Japan okays chem exports to South Korea
Japan said Thursday it has granted its first permit for a South Korea-bound shipment of chemicals to produce high-tech materials under Tokyo’s new export requirement that has increased tensions with Seoul.
Trade Minister Hiroshige Seko made a rare announcement of the approval, saying that officials determined that the transaction raised no security concerns. The move is apparently meant to calm South Korean anger over Tokyo’s export curbs and show there is no trade ban in place.
Japan imposed stricter controls on three key materials – fluorinated polyimides, photo resists and hydrogen fluoride – that are used mainly by South Korea’s semiconductor industry as of July 4. The rules also downgrade South Korea’s trade status, beginning later this month.
Japanese chemical manufacturers have expressed concerns that case-by-case inspections may prolong the approval process and hold up production for their customers.
The first approval came after about a month, faster than the standard 90 days.
“The permit merely demonstrates that export licensing by the Japanese government is not arbitrary, and is granted to any legitimate transactions that pass strict inspections,” Seko told reporters. “The step we took recently is not an export ban.”
South Korean President Moon Jae-in remained cautious while expressing hope the impact of Japan’s measures won’t be as severe as Seoul had feared.
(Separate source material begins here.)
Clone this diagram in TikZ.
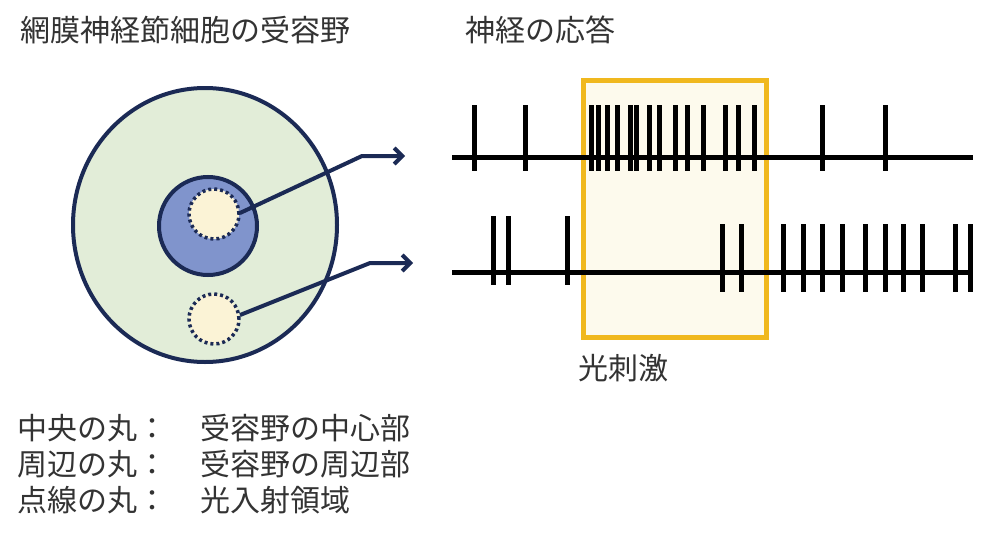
\documentclass[tikz,border=0pt]{standalone}
\usepackage{fontspec}
\setmainfont{Noto Sans CJK JP}
\usetikzlibrary{arrows.meta}
\definecolor{navy}{HTML}{1B2A55}
\definecolor{pale}{HTML}{E2EDD8}
\definecolor{blu}{HTML}{8094CC}
\definecolor{cream}{HTML}{FBF3D6}
\definecolor{gold}{HTML}{F0B81E}
\definecolor{txt}{HTML}{333333}
\begin{document}
\begin{tikzpicture}[x=1pt,y=-1pt,
  lbl/.style={anchor=west,inner sep=0pt,text=txt,font=\fontsize{30}{34}\selectfont},
  dotc/.style={draw=navy,line width=3.5pt,dash pattern=on 3pt off 3pt,fill=cream},
  conn/.style={draw=navy,line width=4pt,-{Straight Barb[length=8pt,width=16pt,line width=4pt]}},
  spike/.style={line width=5pt}]
\useasboundingbox (0,0) rectangle (1000,543);
\node[lbl] (t1) at (20,30) {網膜神経節細胞の受容野};
\node[lbl] (t2) at (465,30) {神経の応答};
% receptive field
\draw[navy,line width=4pt,fill=pale] (205,225) ellipse [x radius=132,y radius=137];
\node[circle,draw=navy,line width=4pt,fill=blu,minimum size=98pt,inner sep=0pt] (c) at (208,226) {};
\node[circle,dotc,minimum size=50pt,inner sep=0pt] (d1) at (214,214) {};
\node[circle,dotc,minimum size=50pt,inner sep=0pt] (d2) at (214,319) {};
\coordinate (a1) at (405,156);
\coordinate (a2) at (413,263);
\draw[conn] (d1.center) ++(26,-1) -- (362,156) -- (a1);
\draw[conn] (d2.center) ++(26,-4) -- (370,263) -- (a2);
% stimulus box
\node[draw=gold,line width=5.5pt,fill=cream!45,minimum width=183pt,minimum height=257pt,inner sep=0pt] (box) at (675,209) {};
\node[lbl,anchor=center] (s) at (623,368) {光刺激};
% spike trains
\draw[spike] (452,157) coordinate (l1) -- (973,157) coordinate (r1);
\foreach \x in {474,525,591,598,607,617,630,636,649,659,675,687,703,725,738,754,822,885}
  \draw[spike] (\x,105) -- (\x,171);
\draw[spike] (452,272) coordinate (l2) -- (973,272) coordinate (r2);
\foreach \x in {493,508,567} \draw[spike] (\x,216) -- (\x,285);
\foreach \x in {722,741,783,803,822,842,865,885,903,922,955,970} \draw[spike] (\x,224) -- (\x,292);
% legend
\node[lbl] (k1) at (17,428) {中央の丸：};
\node[lbl] (v1) at (200,428) {受容野の中心部};
\node[lbl] (k2) at (17,464) {周辺の丸：};
\node[lbl] (v2) at (200,464) {受容野の周辺部};
\node[lbl] (k3) at (17,500) {点線の丸：};
\node[lbl] (v3) at (200,500) {光入射領域};
\end{tikzpicture}
\end{document}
“Our government has planned for a worst-case situation since Japan converted its export approvals of the three materials to a case-by-case basis and has been preparing and announcing both short-term and long-term measures,” he said.
South Korea says Japan is using trade to retaliate for its court decisions ordering Japanese companies to compensate Korean forced labourers before and during World War II. Japanese officials deny the export controls constitute a retaliation.